REQUIRED WORK — In the lines below, output everything from the first line through the line containing "import matplotlib.transforms as mtransforms" exactly as it is. Pictures are not part of the output.

DATA RECORDS —
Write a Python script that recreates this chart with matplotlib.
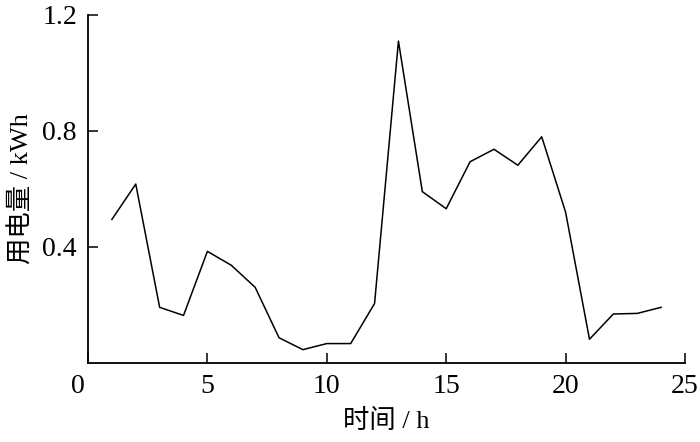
import numpy as np
import matplotlib
matplotlib.use('Agg')
import matplotlib.pyplot as plt
import matplotlib.transforms as mtransforms

plt.rcParams['font.family'] = ['Liberation Serif', 'Noto Sans CJK SC']
plt.rcParams['mathtext.fontset'] = 'stix'

# hourly electricity use
hours = np.arange(1, 25)
usage = [0.495, 0.617, 0.192, 0.164, 0.385, 0.337, 0.261, 0.087,
         0.046, 0.067, 0.067, 0.205, 1.110, 0.591, 0.532, 0.694,
         0.737, 0.682, 0.780, 0.520, 0.082, 0.169, 0.171, 0.192]

x_ticks = [0, 5, 10, 15, 20, 25]
y_ticks = [0.4, 0.8, 1.2]

fig = plt.figure(figsize=(7, 4.42), dpi=100)
ax = fig.add_axes([88/700, 79/442, 597/700, 348/442])

ax.plot(hours, usage, color='black', lw=1.1)

ax.set_xlim(0, 25)
ax.set_ylim(0, 1.2)
ax.set_xticks(x_ticks)
ax.set_yticks(y_ticks)
ax.set_yticklabels(['0.4', '0.8', '1.2'])

for s in ['top', 'right']:
    ax.spines[s].set_visible(False)
for s in ['left', 'bottom']:
    ax.spines[s].set_linewidth(1.3)

ax.tick_params(direction='in', length=7, width=1.1, labelsize=20, pad=8)

# origin label sits a bit left of the axis
lbl0 = ax.get_xticklabels()[0]
lbl0.set_transform(lbl0.get_transform() +
                   mtransforms.ScaledTranslation(-7/72, 0, fig.dpi_scale_trans))

ax.set_xlabel('时间 / h', fontsize=19, labelpad=7)
ax.set_ylabel('用电量 / kWh', fontsize=19, labelpad=6)

fig.savefig('out.png', dpi=100)
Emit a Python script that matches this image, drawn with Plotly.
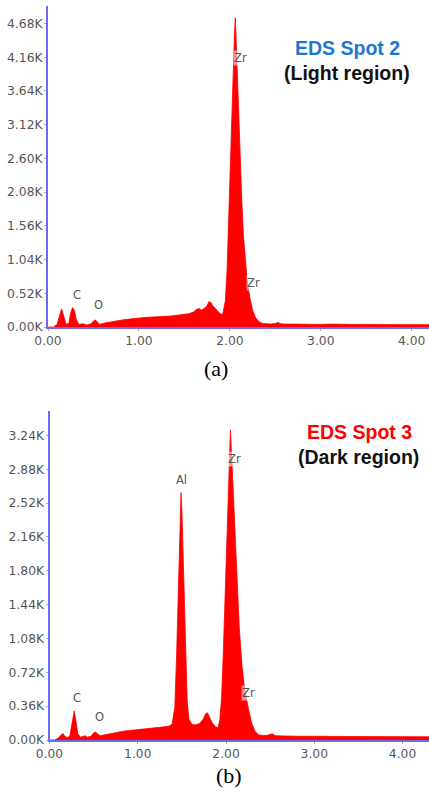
import plotly.graph_objects as go

# ---------------- data: panel (a) EDS Spot 2 ----------------
energy_a = [0.00, 0.06, 0.10, 0.13, 0.15, 0.17, 0.20, 0.23, 0.25, 0.27, 0.29, 0.31, 0.34, 0.38,
            0.40, 0.43, 0.47, 0.50, 0.52, 0.54, 0.57, 0.60, 0.65, 0.70, 0.75, 0.80, 0.85, 0.90,
            0.95, 1.00, 1.05, 1.10, 1.15, 1.20, 1.25, 1.30, 1.35, 1.40, 1.45, 1.50, 1.55, 1.60,
            1.63, 1.66, 1.69, 1.72, 1.75, 1.77, 1.79, 1.81, 1.83, 1.86, 1.89, 1.92, 1.95, 1.97,
            1.99, 2.01, 2.03, 2.05, 2.06, 2.07, 2.09, 2.11, 2.13, 2.15, 2.17, 2.19, 2.22, 2.25,
            2.28, 2.32, 2.36, 2.40, 2.45, 2.50, 2.53, 2.56, 2.60, 2.70, 2.80, 2.90, 3.00, 3.10,
            3.20, 3.30, 3.40, 3.50, 3.60, 3.70, 3.80, 3.90, 4.00, 4.10, 4.20]
counts_a = [0, 0, 40, 200, 280, 180, 40, 60, 220, 300, 260, 120, 40, 50,
            40, 30, 50, 90, 110, 80, 40, 55, 70, 80, 95, 105, 115, 125,
            135, 140, 145, 150, 152, 158, 160, 165, 170, 178, 185, 195, 205, 230,
            270, 285, 260, 290, 330, 390, 380, 330, 300, 250, 210, 190, 400, 900,
            1700, 2600, 3600, 4500, 4770, 4400, 3500, 2600, 2000, 1400, 1000, 720, 450, 260,
            150, 80, 55, 50, 45, 55, 70, 50, 45, 45, 40, 45, 40, 45,
            40, 40, 38, 40, 38, 40, 36, 38, 36, 38, 36]

# ---------------- data: panel (b) EDS Spot 3 ----------------
energy_b = [0.00, 0.06, 0.10, 0.13, 0.15, 0.17, 0.20, 0.23, 0.25, 0.27, 0.28, 0.30, 0.32, 0.35,
            0.38, 0.40, 0.43, 0.47, 0.50, 0.52, 0.55, 0.58, 0.60, 0.65, 0.70, 0.75, 0.80, 0.85,
            0.90, 0.95, 1.00, 1.05, 1.10, 1.15, 1.20, 1.25, 1.30, 1.35, 1.39, 1.42, 1.44, 1.46,
            1.48, 1.49, 1.50, 1.52, 1.54, 1.56, 1.58, 1.61, 1.65, 1.70, 1.74, 1.77, 1.79, 1.81,
            1.84, 1.88, 1.91, 1.93, 1.95, 1.97, 1.99, 2.01, 2.03, 2.05, 2.07, 2.09, 2.11, 2.13,
            2.15, 2.18, 2.21, 2.25, 2.29, 2.33, 2.37, 2.42, 2.47, 2.50, 2.53, 2.56, 2.60, 2.70,
            2.80, 2.90, 3.00, 3.10, 3.20, 3.30, 3.40, 3.50, 3.60, 3.70, 3.80, 3.90, 4.00, 4.10,
            4.20, 4.31]
counts_b = [0, 0, 20, 50, 70, 45, 25, 40, 150, 300, 310, 200, 70, 30,
            35, 45, 30, 40, 75, 85, 60, 45, 50, 60, 70, 80, 90, 95,
            100, 105, 110, 115, 118, 120, 125, 130, 135, 145, 170, 350, 900, 1700,
            2400, 2630, 2450, 1700, 900, 420, 220, 170, 160, 175, 220, 280, 290, 250,
            190, 140, 130, 220, 450, 950, 1500, 2100, 2800, 3300, 2900, 2450, 1950, 1550,
            1200, 800, 550, 350, 180, 90, 55, 48, 50, 60, 65, 45, 42, 42,
            40, 42, 38, 40, 38, 38, 36, 38, 36, 36, 35, 36, 34, 35,
            34, 34]

# ---------------- tick labels ----------------
xtick_vals = [0, 1, 2, 3, 4]
xtick_text = ["0.00", "1.00", "2.00", "3.00", "4.00"]
ytick_vals_a = [0, 520, 1040, 1560, 2080, 2600, 3120, 3640, 4160, 4680]
ytick_text_a = ["0.00K", "0.52K", "1.04K", "1.56K", "2.08K", "2.60K", "3.12K", "3.64K", "4.16K", "4.68K"]
ytick_vals_b = [0, 360, 720, 1080, 1440, 1800, 2160, 2520, 2880, 3240]
ytick_text_b = ["0.00K", "0.36K", "0.72K", "1.08K", "1.44K", "1.80K", "2.16K", "2.52K", "2.88K", "3.24K"]

# element labels (energy, counts, text)
labels_a = [(0.32, 490, "C"), (0.56, 340, "O"), (2.12, 4150, "Zr"), (2.26, 680, "Zr")]
labels_b = [(0.31, 450, "C"), (0.57, 250, "O"), (1.50, 2770, "Al"), (2.10, 2990, "Zr"), (2.25, 500, "Zr")]

W, H = 429, 792
RED = "#ff0000"
AXIS_BLUE = "#6b6bf2"

fig = go.Figure()
fig.add_trace(go.Scatter(x=energy_a, y=counts_a, mode="lines", fill="tozeroy",
                         line=dict(color=RED, width=0.8), fillcolor=RED,
                         xaxis="x", yaxis="y", showlegend=False))
fig.add_trace(go.Scatter(x=energy_b, y=counts_b, mode="lines", fill="tozeroy",
                         line=dict(color=RED, width=0.8), fillcolor=RED,
                         xaxis="x2", yaxis="y2", showlegend=False))

tickfont = dict(family="DejaVu Sans", size=12.3, color="#555555")

def xaxis(domain, rng, anchor):
    return dict(domain=domain, range=rng, anchor=anchor, tickvals=xtick_vals, ticktext=xtick_text,
                showline=True, linecolor=AXIS_BLUE, linewidth=2, showgrid=False, zeroline=False,
                ticks="outside", ticklen=2, tickcolor="#aaaaaa", tickfont=tickfont, fixedrange=True,
                automargin=False, ticklabelstandoff=-1)

def yaxis(domain, rng, anchor, vals, text):
    return dict(domain=domain, range=rng, anchor=anchor, tickvals=vals, ticktext=text,
                showline=True, linecolor=AXIS_BLUE, linewidth=2, showgrid=False, zeroline=False,
                ticks="outside", ticklen=2, tickcolor="#aaaaaa", tickfont=tickfont, fixedrange=True,
                automargin=False, ticklabelstandoff=-1)

fig.update_layout(
    width=W, height=H,
    margin=dict(l=0, r=0, t=0, b=0),
    paper_bgcolor="white", plot_bgcolor="white",
    xaxis=xaxis([48 / W, 1], [0, 4.19], "y"),
    yaxis=yaxis([1 - 327 / H, 1 - 6 / H], [0, 4950], "x", ytick_vals_a, ytick_text_a),
    xaxis2=xaxis([49.5 / W, 1], [0, 4.30], "y2"),
    yaxis2=yaxis([1 - 740 / H, 1 - 411 / H], [0, 3500], "x2", ytick_vals_b, ytick_text_b),
)

annotations = []
for (ex, cy, t) in labels_a:
    annotations.append(dict(x=ex, y=cy, xref="x", yref="y", text=t, showarrow=False,
                            xanchor="center", yanchor="middle",
                            font=dict(family="DejaVu Sans", size=11.5, color="#555555"),
                            bgcolor="rgba(255,255,255,0.55)", borderpad=0))
for (ex, cy, t) in labels_b:
    annotations.append(dict(x=ex, y=cy, xref="x2", yref="y2", text=t, showarrow=False,
                            xanchor="center", yanchor="middle",
                            font=dict(family="DejaVu Sans", size=11.5, color="#555555"),
                            bgcolor="rgba(255,255,255,0.55)", borderpad=0))

title_font = "Liberation Sans"
texts = [
    (347, 48.5, "<b>EDS Spot 2</b>", title_font, 19.5, "#1b78cc"),
    (347, 73.5, "<b>(Light region)</b>", title_font, 19.5, "#111111"),
    (359, 432, "<b>EDS Spot 3</b>", title_font, 19.5, "#ff0000"),
    (358, 457, "<b>(Dark region)</b>", title_font, 19.5, "#111111"),
    (216, 368, "(a)", "Liberation Serif", 22, "#000000"),
    (229, 775, "(b)", "Liberation Serif", 22, "#000000"),
]
for (px, py, t, fam, sz, col) in texts:
    annotations.append(dict(x=px / W, y=1 - py / H, xref="paper", yref="paper", text=t,
                            xanchor="center", yanchor="middle", showarrow=False,
                            font=dict(family=fam, size=sz, color=col)))
fig.update_layout(annotations=annotations)

fig.write_html("out.html", config={"displayModeBar": False},
               post_script="document.body.style.margin='0';document.body.style.overflow='hidden';")
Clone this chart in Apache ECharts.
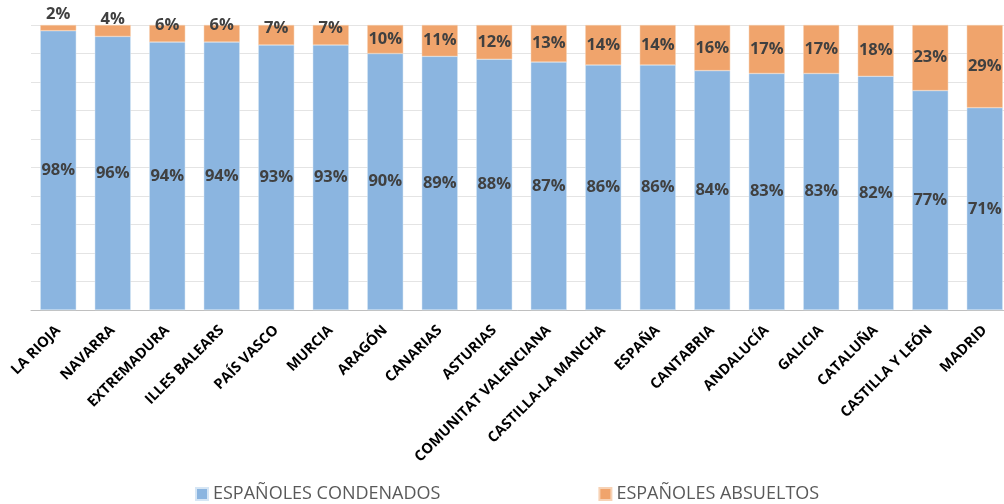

EXERCISE SOLUTION —
Write a Python script that recreates this chart with matplotlib.
import numpy as np
import matplotlib
matplotlib.use('Agg')
import matplotlib.pyplot as plt
import matplotlib.transforms as mtransforms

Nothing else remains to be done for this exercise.